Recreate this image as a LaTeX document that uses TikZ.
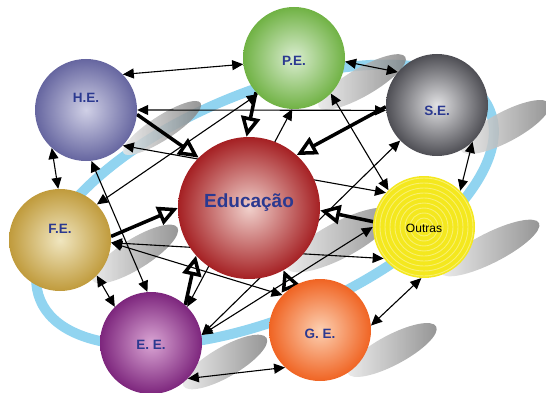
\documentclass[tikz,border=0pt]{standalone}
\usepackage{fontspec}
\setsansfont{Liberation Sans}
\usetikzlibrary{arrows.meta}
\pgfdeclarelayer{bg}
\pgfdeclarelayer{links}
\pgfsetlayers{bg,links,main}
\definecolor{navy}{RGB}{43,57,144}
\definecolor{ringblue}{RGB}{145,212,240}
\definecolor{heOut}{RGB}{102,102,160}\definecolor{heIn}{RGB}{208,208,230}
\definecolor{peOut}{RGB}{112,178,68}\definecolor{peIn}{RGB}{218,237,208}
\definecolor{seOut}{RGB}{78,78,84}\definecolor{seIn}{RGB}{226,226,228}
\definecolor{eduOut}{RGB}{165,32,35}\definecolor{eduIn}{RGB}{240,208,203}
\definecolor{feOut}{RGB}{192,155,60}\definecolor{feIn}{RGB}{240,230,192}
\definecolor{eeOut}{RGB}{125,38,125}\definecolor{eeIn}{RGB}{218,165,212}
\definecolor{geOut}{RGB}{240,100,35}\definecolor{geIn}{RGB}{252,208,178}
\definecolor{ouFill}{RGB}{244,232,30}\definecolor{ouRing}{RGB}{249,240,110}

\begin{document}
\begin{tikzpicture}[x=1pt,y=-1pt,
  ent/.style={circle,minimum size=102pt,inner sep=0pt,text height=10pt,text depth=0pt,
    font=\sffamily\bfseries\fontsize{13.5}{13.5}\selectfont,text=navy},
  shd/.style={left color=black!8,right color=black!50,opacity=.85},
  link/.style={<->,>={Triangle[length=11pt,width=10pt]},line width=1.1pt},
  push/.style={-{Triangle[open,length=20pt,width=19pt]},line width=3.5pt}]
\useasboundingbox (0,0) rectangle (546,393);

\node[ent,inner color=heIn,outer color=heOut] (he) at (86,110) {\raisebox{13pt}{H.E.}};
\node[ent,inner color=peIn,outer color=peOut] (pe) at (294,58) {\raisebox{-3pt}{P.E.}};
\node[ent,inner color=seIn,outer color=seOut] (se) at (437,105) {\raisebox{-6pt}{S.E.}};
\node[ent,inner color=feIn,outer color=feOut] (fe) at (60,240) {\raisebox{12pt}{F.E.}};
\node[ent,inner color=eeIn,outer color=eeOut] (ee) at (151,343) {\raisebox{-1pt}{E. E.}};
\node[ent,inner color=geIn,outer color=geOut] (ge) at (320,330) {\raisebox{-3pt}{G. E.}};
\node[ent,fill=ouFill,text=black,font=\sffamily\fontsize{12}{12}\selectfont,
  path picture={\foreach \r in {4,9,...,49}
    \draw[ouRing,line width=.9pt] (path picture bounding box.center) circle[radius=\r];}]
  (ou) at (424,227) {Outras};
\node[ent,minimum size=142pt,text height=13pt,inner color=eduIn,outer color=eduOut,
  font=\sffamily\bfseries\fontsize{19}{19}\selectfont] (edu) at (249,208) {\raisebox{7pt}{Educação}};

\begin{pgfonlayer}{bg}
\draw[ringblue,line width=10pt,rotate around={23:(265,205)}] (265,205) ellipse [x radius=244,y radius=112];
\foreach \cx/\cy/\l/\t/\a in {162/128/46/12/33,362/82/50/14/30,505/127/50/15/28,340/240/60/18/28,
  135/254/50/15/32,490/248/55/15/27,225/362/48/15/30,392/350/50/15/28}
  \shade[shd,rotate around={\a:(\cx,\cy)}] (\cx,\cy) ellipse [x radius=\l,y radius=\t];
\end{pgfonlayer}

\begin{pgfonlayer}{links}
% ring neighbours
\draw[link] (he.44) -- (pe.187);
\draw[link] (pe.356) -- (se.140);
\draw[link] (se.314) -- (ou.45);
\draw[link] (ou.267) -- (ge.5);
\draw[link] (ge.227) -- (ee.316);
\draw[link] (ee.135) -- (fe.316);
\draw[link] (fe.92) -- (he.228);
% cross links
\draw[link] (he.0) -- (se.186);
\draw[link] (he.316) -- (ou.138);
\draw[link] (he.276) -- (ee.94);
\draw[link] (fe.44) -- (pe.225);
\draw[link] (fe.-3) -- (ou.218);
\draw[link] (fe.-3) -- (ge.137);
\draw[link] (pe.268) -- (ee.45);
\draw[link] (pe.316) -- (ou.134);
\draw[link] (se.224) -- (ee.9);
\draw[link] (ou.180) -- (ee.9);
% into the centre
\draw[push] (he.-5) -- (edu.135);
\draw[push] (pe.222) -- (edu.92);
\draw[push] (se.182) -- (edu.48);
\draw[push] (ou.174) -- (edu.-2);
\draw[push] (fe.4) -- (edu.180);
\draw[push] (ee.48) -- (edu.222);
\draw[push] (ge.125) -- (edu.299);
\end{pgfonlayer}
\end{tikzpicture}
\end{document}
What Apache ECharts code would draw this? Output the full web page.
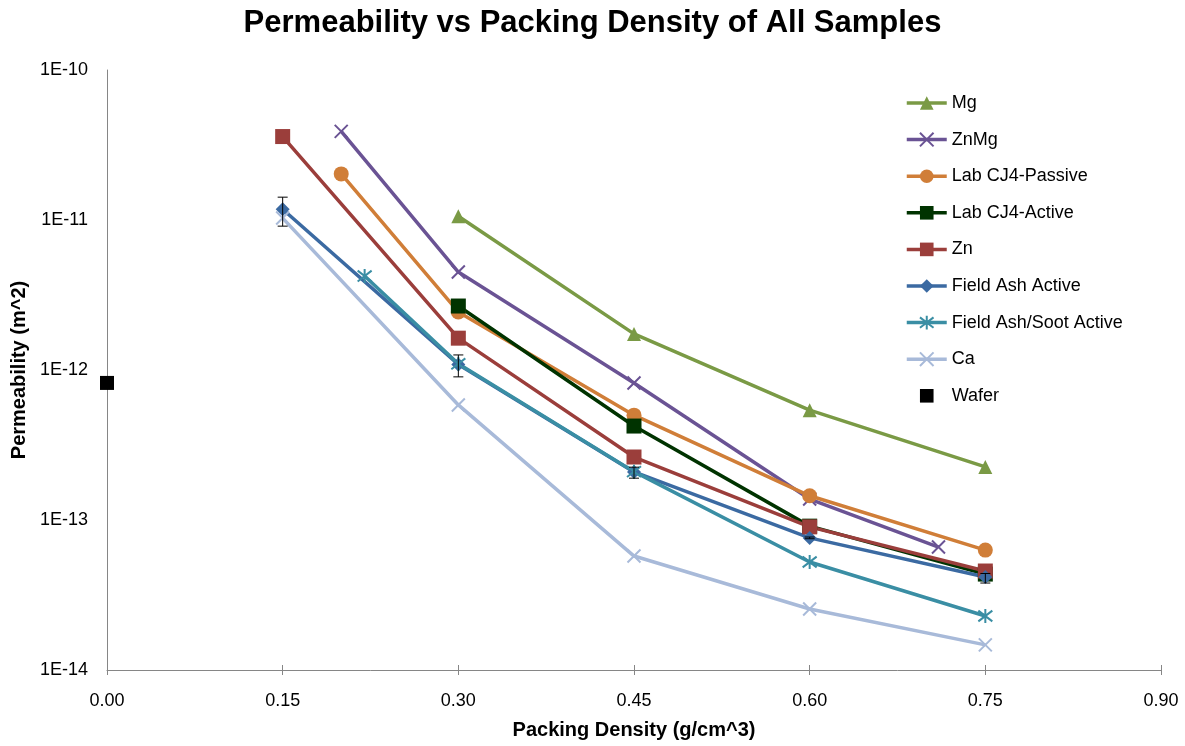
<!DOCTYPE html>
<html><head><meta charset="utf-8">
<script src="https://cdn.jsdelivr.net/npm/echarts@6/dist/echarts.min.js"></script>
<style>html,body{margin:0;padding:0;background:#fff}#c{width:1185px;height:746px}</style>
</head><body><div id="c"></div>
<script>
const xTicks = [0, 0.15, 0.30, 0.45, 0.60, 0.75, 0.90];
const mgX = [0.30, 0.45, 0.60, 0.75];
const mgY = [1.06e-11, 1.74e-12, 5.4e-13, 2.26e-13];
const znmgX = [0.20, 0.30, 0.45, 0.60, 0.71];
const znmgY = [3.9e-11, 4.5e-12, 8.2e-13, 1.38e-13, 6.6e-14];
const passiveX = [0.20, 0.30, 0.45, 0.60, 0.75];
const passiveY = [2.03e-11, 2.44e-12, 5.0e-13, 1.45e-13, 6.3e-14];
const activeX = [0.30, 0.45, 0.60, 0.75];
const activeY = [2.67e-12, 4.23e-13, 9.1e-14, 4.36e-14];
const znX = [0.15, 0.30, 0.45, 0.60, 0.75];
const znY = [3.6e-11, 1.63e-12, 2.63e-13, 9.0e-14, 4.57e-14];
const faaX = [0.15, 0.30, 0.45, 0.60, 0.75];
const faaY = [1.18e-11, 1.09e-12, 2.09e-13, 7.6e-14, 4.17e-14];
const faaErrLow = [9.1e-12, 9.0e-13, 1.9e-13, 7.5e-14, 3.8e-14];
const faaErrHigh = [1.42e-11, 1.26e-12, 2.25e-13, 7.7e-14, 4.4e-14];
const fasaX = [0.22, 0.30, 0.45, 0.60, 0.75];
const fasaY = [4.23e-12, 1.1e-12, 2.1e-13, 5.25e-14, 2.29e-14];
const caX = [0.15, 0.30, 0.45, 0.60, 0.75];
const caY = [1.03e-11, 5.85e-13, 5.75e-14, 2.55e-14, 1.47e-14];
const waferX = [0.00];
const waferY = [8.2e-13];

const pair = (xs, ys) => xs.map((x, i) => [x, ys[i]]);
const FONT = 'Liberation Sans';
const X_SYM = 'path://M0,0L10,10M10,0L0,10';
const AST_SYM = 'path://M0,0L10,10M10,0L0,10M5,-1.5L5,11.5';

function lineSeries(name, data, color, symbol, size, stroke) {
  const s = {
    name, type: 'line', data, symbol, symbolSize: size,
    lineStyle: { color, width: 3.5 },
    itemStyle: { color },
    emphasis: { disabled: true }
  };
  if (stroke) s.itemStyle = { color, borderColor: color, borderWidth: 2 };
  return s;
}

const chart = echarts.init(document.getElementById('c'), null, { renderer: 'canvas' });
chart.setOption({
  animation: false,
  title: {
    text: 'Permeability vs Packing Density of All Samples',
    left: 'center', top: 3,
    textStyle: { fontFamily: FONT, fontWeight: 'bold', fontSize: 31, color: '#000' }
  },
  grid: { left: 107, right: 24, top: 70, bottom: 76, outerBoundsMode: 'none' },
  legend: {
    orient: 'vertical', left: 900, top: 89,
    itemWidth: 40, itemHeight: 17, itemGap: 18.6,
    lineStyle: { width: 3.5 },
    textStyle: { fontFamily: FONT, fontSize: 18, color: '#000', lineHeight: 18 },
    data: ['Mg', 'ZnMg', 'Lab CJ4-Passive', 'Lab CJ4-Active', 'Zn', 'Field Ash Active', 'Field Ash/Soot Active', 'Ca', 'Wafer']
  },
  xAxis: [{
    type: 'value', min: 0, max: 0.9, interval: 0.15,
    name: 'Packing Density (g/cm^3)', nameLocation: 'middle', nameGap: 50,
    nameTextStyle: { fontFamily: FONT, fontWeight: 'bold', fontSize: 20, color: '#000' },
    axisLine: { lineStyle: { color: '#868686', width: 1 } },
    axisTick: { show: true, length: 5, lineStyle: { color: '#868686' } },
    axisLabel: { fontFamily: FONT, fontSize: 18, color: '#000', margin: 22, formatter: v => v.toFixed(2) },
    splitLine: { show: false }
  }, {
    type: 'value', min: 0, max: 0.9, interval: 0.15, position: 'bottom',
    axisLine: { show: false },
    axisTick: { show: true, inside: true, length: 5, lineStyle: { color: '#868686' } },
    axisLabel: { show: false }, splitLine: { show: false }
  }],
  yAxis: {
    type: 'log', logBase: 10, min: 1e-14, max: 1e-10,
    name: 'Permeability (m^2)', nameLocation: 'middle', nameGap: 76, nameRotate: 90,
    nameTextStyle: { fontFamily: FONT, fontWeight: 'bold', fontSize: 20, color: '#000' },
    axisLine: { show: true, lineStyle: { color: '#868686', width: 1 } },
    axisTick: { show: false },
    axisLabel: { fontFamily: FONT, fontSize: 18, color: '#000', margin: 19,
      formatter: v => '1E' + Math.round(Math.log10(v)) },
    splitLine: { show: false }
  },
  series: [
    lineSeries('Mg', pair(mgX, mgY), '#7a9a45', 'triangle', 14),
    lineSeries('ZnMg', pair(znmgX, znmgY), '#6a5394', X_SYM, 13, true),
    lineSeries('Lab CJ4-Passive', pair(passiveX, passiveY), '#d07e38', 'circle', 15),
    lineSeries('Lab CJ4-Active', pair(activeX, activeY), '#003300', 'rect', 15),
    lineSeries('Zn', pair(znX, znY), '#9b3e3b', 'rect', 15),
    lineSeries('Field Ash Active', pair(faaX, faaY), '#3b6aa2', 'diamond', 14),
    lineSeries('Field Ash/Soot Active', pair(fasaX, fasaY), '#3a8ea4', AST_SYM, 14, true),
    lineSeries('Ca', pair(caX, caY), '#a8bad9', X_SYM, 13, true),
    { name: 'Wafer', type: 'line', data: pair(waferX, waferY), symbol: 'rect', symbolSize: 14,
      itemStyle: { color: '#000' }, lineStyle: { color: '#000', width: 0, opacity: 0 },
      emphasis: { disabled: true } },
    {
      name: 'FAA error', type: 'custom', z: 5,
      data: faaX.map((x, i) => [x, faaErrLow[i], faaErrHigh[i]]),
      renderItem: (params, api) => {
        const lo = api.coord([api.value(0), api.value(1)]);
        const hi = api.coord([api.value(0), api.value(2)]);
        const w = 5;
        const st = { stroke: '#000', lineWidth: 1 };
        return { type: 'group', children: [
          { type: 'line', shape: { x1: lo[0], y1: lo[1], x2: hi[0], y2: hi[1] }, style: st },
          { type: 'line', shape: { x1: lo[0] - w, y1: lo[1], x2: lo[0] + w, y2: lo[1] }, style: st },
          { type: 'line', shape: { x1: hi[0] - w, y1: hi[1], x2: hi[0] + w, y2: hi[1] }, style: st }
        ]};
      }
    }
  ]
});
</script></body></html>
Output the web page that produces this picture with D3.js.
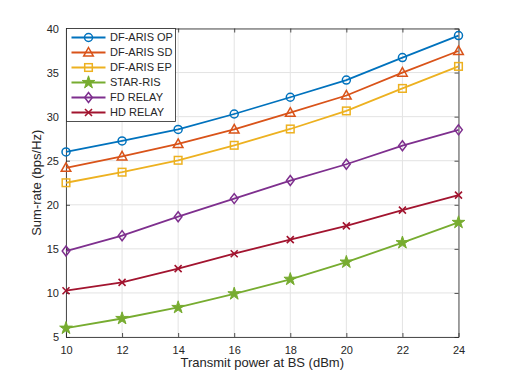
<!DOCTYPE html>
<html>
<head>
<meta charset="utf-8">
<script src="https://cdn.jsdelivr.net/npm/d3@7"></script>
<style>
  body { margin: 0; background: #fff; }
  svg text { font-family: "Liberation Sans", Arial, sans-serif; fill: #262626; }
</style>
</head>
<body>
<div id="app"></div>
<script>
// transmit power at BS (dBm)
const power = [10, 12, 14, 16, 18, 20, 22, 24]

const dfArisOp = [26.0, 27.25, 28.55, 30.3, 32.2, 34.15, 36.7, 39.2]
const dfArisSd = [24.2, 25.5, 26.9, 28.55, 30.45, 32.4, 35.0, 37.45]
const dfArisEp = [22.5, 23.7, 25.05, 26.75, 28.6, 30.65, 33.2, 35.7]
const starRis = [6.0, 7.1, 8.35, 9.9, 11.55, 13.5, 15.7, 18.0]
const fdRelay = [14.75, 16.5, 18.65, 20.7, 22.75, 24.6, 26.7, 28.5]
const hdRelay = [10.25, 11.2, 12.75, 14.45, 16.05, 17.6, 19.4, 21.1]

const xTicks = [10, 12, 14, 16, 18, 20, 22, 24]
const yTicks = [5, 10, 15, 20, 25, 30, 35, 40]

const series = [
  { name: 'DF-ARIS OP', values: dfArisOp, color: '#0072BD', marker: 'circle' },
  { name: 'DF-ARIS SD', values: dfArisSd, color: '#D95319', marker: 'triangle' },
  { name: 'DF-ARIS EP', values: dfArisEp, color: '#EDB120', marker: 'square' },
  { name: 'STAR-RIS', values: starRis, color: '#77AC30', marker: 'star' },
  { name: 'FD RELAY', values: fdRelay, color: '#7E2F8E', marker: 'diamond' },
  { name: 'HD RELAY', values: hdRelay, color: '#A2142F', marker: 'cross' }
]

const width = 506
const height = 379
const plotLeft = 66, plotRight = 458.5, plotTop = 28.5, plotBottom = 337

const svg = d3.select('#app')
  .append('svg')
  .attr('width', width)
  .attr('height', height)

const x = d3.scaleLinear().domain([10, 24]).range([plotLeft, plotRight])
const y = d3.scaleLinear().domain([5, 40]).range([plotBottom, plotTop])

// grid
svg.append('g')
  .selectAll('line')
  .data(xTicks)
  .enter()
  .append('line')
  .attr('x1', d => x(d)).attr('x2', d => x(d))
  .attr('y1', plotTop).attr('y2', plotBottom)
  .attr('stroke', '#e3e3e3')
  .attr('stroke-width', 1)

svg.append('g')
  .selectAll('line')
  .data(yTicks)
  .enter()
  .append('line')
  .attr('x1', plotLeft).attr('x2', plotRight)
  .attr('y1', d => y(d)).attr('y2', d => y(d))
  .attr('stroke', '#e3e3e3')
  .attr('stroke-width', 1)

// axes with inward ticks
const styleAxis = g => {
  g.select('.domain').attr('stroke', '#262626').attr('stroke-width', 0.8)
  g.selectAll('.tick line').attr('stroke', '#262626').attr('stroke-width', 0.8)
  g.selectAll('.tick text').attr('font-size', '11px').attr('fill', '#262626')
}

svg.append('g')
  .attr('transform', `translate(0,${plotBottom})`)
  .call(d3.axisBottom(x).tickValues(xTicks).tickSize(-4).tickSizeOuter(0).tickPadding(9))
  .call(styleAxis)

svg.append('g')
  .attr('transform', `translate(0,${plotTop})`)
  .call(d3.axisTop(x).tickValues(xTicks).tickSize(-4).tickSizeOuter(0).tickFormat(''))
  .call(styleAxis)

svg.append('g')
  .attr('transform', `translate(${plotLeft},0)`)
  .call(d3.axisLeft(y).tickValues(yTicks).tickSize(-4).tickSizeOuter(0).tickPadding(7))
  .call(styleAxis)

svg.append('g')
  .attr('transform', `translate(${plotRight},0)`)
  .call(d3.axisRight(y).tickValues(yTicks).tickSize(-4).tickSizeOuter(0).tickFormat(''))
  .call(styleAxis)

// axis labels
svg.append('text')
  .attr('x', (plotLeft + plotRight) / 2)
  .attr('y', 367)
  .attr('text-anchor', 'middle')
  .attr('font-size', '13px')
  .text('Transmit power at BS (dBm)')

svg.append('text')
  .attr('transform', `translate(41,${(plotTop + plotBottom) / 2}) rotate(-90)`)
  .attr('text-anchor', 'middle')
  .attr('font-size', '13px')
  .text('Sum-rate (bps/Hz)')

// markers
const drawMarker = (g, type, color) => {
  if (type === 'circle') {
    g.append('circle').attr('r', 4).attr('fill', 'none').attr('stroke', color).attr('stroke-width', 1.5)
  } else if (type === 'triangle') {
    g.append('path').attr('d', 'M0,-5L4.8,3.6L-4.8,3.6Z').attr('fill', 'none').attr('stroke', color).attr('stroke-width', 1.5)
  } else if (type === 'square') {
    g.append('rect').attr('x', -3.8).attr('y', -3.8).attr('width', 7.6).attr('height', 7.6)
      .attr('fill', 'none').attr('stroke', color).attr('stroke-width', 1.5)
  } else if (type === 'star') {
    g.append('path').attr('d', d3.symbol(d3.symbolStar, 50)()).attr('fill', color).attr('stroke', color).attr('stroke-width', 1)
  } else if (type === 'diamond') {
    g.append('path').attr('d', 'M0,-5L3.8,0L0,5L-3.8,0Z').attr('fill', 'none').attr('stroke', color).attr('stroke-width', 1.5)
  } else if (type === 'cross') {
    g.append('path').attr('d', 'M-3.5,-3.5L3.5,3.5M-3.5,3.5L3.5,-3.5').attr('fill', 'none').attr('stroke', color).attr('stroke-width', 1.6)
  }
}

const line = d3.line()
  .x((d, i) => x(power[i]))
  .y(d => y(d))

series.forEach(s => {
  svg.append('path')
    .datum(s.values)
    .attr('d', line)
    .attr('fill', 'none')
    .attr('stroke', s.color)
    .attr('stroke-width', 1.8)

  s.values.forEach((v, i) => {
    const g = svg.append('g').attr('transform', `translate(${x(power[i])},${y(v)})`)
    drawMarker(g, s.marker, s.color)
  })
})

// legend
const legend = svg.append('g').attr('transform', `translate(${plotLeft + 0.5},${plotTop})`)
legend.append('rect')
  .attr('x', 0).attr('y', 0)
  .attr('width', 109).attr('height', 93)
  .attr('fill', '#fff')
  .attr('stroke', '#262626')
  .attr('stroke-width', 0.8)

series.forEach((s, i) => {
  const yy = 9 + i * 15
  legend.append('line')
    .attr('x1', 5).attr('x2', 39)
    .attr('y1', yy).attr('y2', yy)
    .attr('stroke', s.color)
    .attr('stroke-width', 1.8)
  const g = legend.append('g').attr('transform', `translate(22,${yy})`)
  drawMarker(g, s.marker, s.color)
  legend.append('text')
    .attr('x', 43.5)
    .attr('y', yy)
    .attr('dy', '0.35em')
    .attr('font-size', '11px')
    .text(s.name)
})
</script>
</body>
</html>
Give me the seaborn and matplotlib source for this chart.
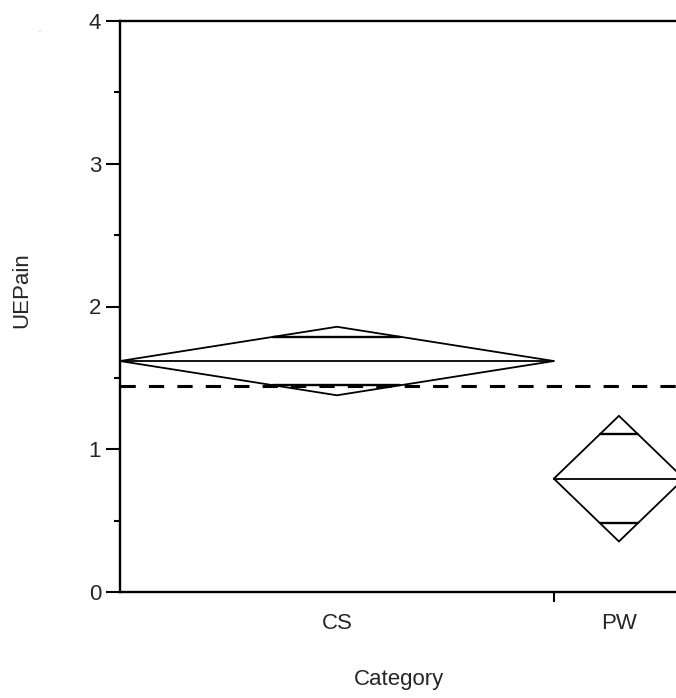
-------------------------
Above are the records. Print exactly the lines from the one containing "Output the web" to the one containing "const power = [10, 12, 14, 16, 18, 20, 22, 24]", both included, and nothing else; pictures are excluded.

Output the web page that produces this picture with D3.js.
<!DOCTYPE html>
<html>
<head>
<meta charset="utf-8">
<script src="https://cdn.jsdelivr.net/npm/d3@7"></script>
<style>
  body { margin: 0; background: #fff; }
  svg text { font-family: "Liberation Sans", Arial, sans-serif; fill: #262626; }
</style>
</head>
<body>
<div id="app"></div>
<script>
// transmit power at BS (dBm)
const power = [10, 12, 14, 16, 18, 20, 22, 24]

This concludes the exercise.